Spatial industrial development in Denmark experienced a turbulent period in the 1980's. The relocation patterns of the 1970's continued with respect to employment, GDP and capital stock, but examining the capital-labour ratio this pattern alters. The Metropolitan Area and West Zealand experienced a marked growth, whilst the peripheral regions in Jutland experienced moderate growth in the manufacturing sector and a decrease in the metal product industry. Growth in labour productivity was moderate for Denmark as a whole in the 1980's. In regional terms, the Metropolitan Area and the intermediate areas of Funen, Aarhus and Vejle preformed quite well, whilst the growth regions in Jutland generally did rather badly. Examining capital productivity, West Zealand and the Metropolitan Area experienced a large decline in the manufacturing sector, whilst the remaining regions had moderate declines. In the metal product industry all regions except Southern Jutland and the Metropolitan Area experienced a growth in capital productivity.

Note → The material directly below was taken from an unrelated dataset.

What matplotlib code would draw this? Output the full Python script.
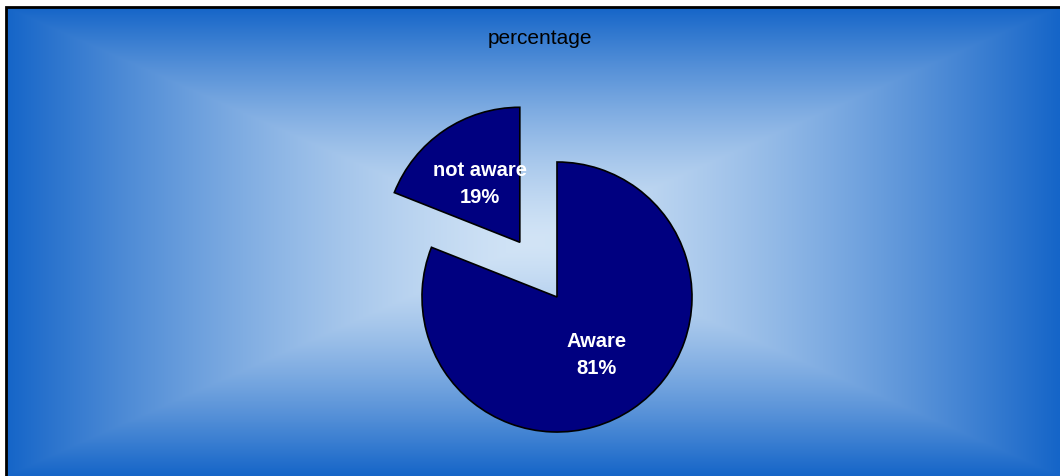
import numpy as np
import matplotlib.pyplot as plt
from matplotlib.patches import Rectangle

plt.rcParams['font.family'] = ['Liberation Sans', 'DejaVu Sans']

labels = ["Aware", "not aware"]
shares = [81, 19]
title = "percentage"

W, H = 1060, 476
R = 135
fig = plt.figure(figsize=(W / 100, H / 100), dpi=100)
ax = fig.add_axes([0, 0, 1, 1])

# rectangular "box" gradient behind the chart
x0, y0 = 6, 0          # frame left / bottom (pixels from bottom-left)
x1, y1 = W, H - 7      # frame right / top
cx, cy = (x0 + x1) / 2, (y0 + y1) / 2
xs = np.linspace(x0, x1, 800)
ys = np.linspace(y0, y1, 400)
gx, gy = np.meshgrid(xs, ys)
t = np.maximum(np.abs(gx - cx) / ((x1 - x0) / 2), np.abs(gy - cy) / ((y1 - y0) / 2))
t = t ** 1.4
edge = np.array([21, 101, 200]) / 255
center = np.array([210, 228, 246]) / 255
img = center * (1 - t[..., None]) + edge * t[..., None]
ax.imshow(img, extent=(x0, x1, y0, y1), origin="lower", aspect="auto", zorder=0)
ax.add_patch(Rectangle((x0, -5), x1 - x0 + 5, y1 + 5, fill=False,
                       edgecolor="black", linewidth=2, zorder=1))

wedges, texts = ax.pie(shares, labels=[f"{l}\n{s}%" for l, s in zip(labels, shares)],
                       explode=[0, 0.49 * R], startangle=90, counterclock=False,
                       center=(557, H - 297), radius=R, colors=["#000080", "#000080"],
                       labeldistance=0.52, frame=True,
                       wedgeprops=dict(edgecolor="black", linewidth=1.2),
                       textprops=dict(color="white", fontsize=14.5, fontweight="bold",
                                      ha="center", va="center", linespacing=1.5))
for w in wedges:
    w.set_zorder(2)
for tx in texts:
    tx.set_zorder(3)
ax.set_xlim(0, W)
ax.set_ylim(0, H)
ax.axis("off")

ax.text(540, H - 38, title, ha="center", va="center", fontsize=15, color="black")

fig.savefig("out.png", dpi=100)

This development can be interpreted as a process of restructuring in the Metropolitan Area, the investment and technical change strategy has been used in Massey and Meegan's terms. This led to a transition in the technological paradigm (a transition towards more flexible technology using CNC-machines, information technology, etc.), which caused the decline in capital productivity because of difficulties in adopting and implementing new technology. The process of industrial growth in the peripheral and rural regions in Jutland has been less capital intensive for the manufacturing sector as a whole and the metal product industry in particular than restructuring in the Metropolitan Area. This suggests that these regions have used a strategy of survival, rationalisation and/or investments in lower capital cost in the metal product industry and to some extent in the manufacturing sector in general.

If the Metropolitan Area succeeds in the process of restructuring and adjustment to the transition in the technological paradigm, the recession in the manufacturing sector may come to an end but this, however, depends highly on whether or not the institutional arrangements in the region develop and adjust.

Acknowledgements

I could not have written this paper without help, useful comments and support from Research Director Bjarne Madsen, Local Governments' Research Institute, Professor Chris Jensen-Butler, Department of Geography, University of St. Andrews, Professor Christian Wichmann Matthiessen and Cartographer John Jønsson, Institute of Geography, University of Copenhagen, Associate Professor Daniel C. Knudsen, Institute for Development Strategies, Indiana University, stud.ling.merc., Mia Bertelsen, Copenhagen Business School and two anonymous referees. The usual disclaimer applies.